A national blueprint on affordable housing, launched on May 29 by four major housing bodies, claims that current regulations are too vague and work to the advantage of house builders, whose idea of affordable often excludes prospective tenants and homeowners on low incomes.

Under proposals likely to upset developers, local plans drawn up by council planning committees would set clearer targets for the type of affordable housing required in each area. These would include more homes for rent or shared ownership – at below market levels – provided by local authorities or housing associations. Where homes are sold at a discount, this discount should remain in place when a property is resold.

The blueprint, drawn up by the Chartered Institute of Housing, the National Housing Federation, Shelter and the National Council for Housing and Planning, has been sent to planning minister Richard Caborn and housing minister Hilary Armstrong.
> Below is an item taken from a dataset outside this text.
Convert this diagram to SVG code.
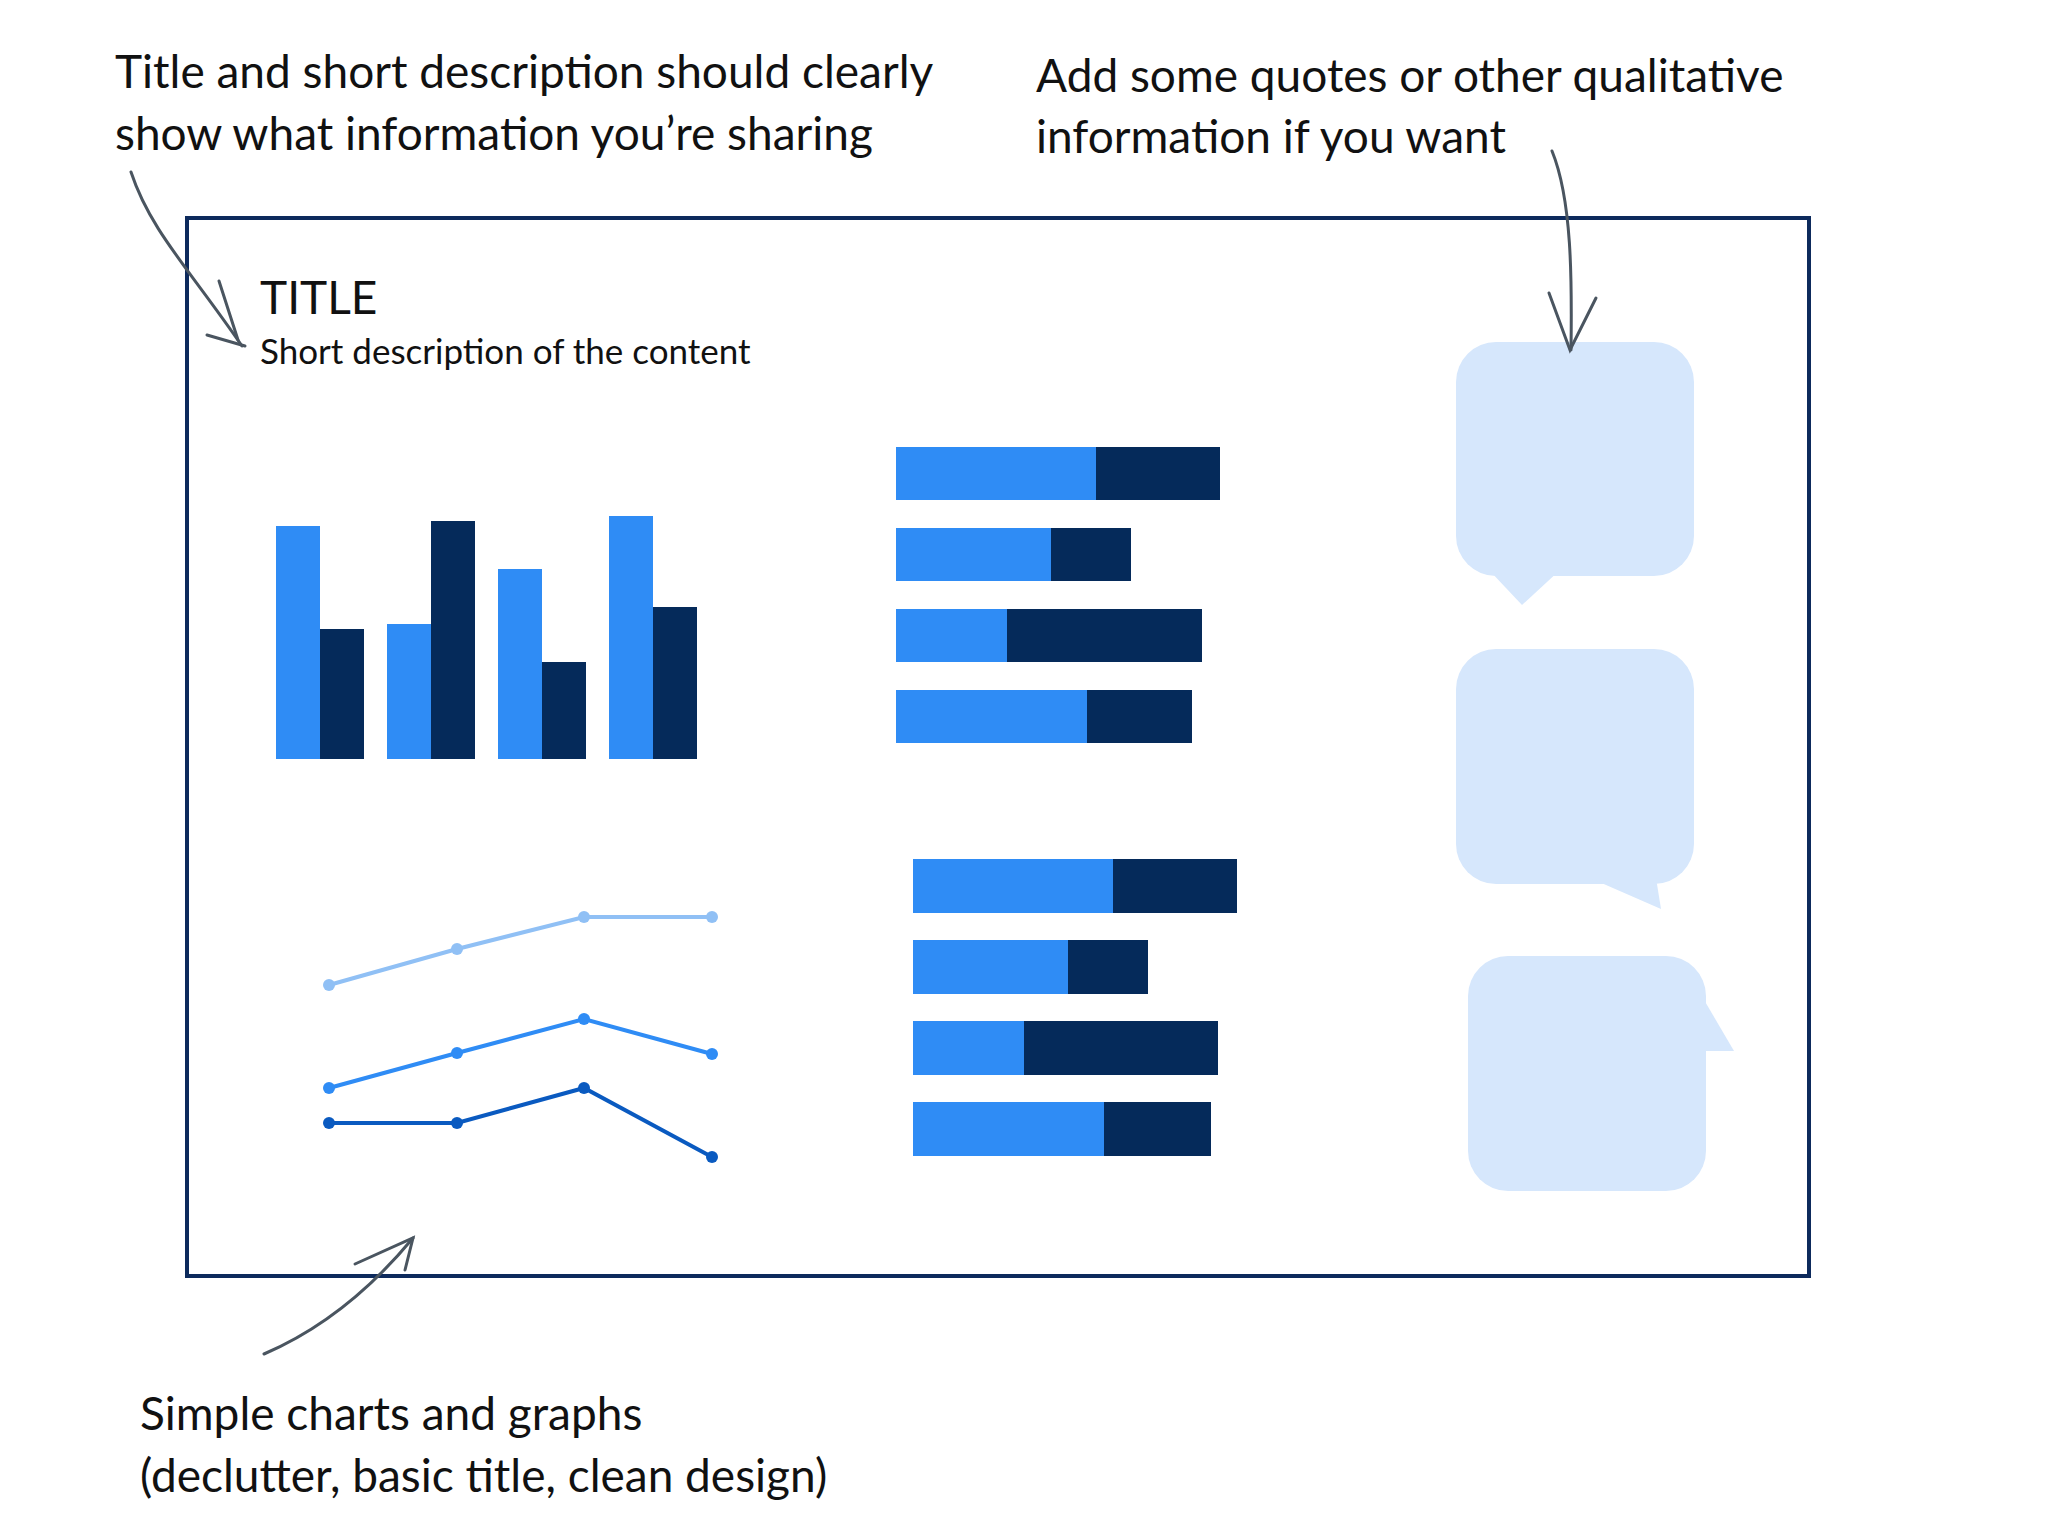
<svg xmlns="http://www.w3.org/2000/svg" width="2048" height="1536" viewBox="0 0 2048 1536">
<style>
.t{font-family:"Lato","Open Sans","DejaVu Sans",sans-serif;fill:#111;}
.L{fill:#2f8cf5}.D{fill:#052a5a}
.b{fill:#d6e7fc}
.ar{fill:none;stroke:#4a5560;stroke-width:3;stroke-linecap:round}
.ln{fill:none;stroke-width:4}
</style>
<rect width="2048" height="1536" fill="#fff"/>
<g id="annotations">
<text class="t" x="115" y="88" font-size="46">Title and short description should clearly</text>
<text class="t" x="115" y="150" font-size="46">show what information you’re sharing</text>
<text class="t" x="1036" y="92" font-size="46">Add some quotes or other qualitative</text>
<text class="t" x="1036" y="153" font-size="46">information if you want</text>
<text class="t" x="140" y="1430" font-size="46">Simple charts and graphs</text>
<text class="t" x="140" y="1492" font-size="46">(declutter, basic title, clean design)</text>
</g>
<g id="frame"><rect x="187" y="218" width="1622" height="1058" fill="none" stroke="#0d2a5c" stroke-width="4"/></g>
<g id="title">
<text class="t" x="260" y="314" font-size="46">TITLE</text>
<text class="t" x="260" y="364" font-size="35">Short description of the content</text>
</g>
<g id="bar-chart">
<rect class="L" x="276" y="526" width="44" height="233"/><rect class="D" x="320" y="629" width="44" height="130"/>
<rect class="L" x="387" y="624" width="44" height="135"/><rect class="D" x="431" y="521" width="44" height="238"/>
<rect class="L" x="498" y="569" width="44" height="190"/><rect class="D" x="542" y="662" width="44" height="97"/>
<rect class="L" x="609" y="516" width="44" height="243"/><rect class="D" x="653" y="607" width="44" height="152"/>
</g>
<g id="hbars-1">
<rect class="L" x="896" y="447" width="200" height="53"/><rect class="D" x="1096" y="447" width="124" height="53"/>
<rect class="L" x="896" y="528" width="155" height="53"/><rect class="D" x="1051" y="528" width="80" height="53"/>
<rect class="L" x="896" y="609" width="111" height="53"/><rect class="D" x="1007" y="609" width="195" height="53"/>
<rect class="L" x="896" y="690" width="191" height="53"/><rect class="D" x="1087" y="690" width="105" height="53"/>
</g>
<g id="hbars-2">
<rect class="L" x="913" y="859" width="200" height="54"/><rect class="D" x="1113" y="859" width="124" height="54"/>
<rect class="L" x="913" y="940" width="155" height="54"/><rect class="D" x="1068" y="940" width="80" height="54"/>
<rect class="L" x="913" y="1021" width="111" height="54"/><rect class="D" x="1024" y="1021" width="194" height="54"/>
<rect class="L" x="913" y="1102" width="191" height="54"/><rect class="D" x="1104" y="1102" width="107" height="54"/>
</g>
<g id="line-chart">
<polyline class="ln" stroke="#90c0f5" points="329,985 457,949 584,917 712,917"/>
<g fill="#90c0f5"><circle cx="329" cy="985" r="6"/><circle cx="457" cy="949" r="6"/><circle cx="584" cy="917" r="6"/><circle cx="712" cy="917" r="6"/></g>
<polyline class="ln" stroke="#2f8cf5" points="329,1088 457,1053 584,1019 712,1054"/>
<g fill="#2f8cf5"><circle cx="329" cy="1088" r="6"/><circle cx="457" cy="1053" r="6"/><circle cx="584" cy="1019" r="6"/><circle cx="712" cy="1054" r="6"/></g>
<polyline class="ln" stroke="#0a5ac0" points="329,1123 457,1123 584,1088 712,1157"/>
<g fill="#0a5ac0"><circle cx="329" cy="1123" r="6"/><circle cx="457" cy="1123" r="6"/><circle cx="584" cy="1088" r="6"/><circle cx="712" cy="1157" r="6"/></g>
</g>
<g id="bubble-1"><rect class="b" x="1456" y="342" width="238" height="234" rx="40"/><polygon class="b" points="1489,570 1522,605 1560,570"/></g>
<g id="bubble-2"><rect class="b" x="1456" y="649" width="238" height="235" rx="40"/><polygon class="b" points="1590,878 1661,909 1656,878"/></g>
<g id="bubble-3"><rect class="b" x="1468" y="956" width="238" height="235" rx="40"/><polygon class="b" points="1700,993 1734,1051 1700,1051"/></g>
<g id="connectors">
<path class="ar" d="M131,172 C150,230 190,270 242,346"/>
<path class="ar" d="M219,281 L238,340 M207,335 L245,346" stroke-width="5"/>
<path class="ar" d="M1552,151 C1572,200 1572,280 1571,350"/>
<path class="ar" d="M1549,293 L1570,350 L1596,298" stroke-width="5"/>
<path class="ar" d="M264,1354 C320,1330 370,1290 413,1238"/>
<path class="ar" d="M355,1264 L413,1238 L405,1270" stroke-width="5"/>
</g>
</svg>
Although the government is consulting over revising planning guidance, it has not indicated any willingness to change Circular 6/98, on which most regulations covering the type of homes built by developers are based.

Tim Southall, planning policy officer at the NHF, said about a third of councils include definitions of affordable housing in local plans. He said: 'There is too much onus on house builders to come forward with a suitable offer, rather than them having to meet statutory requirements.'

The federation estimates that only about 30,000 affordable homes are built annually, whereas the number required is closer to 100,000.

The high cost of land in many areas means that providers of social housing are dependent upon securing land through the planning system. Merron Simpson, policy officer at the Chartered Institute of Housing, said clearer regulations would prevent builders from exploiting loopholes and increase the likelihood of low-cost homes being built in the right places.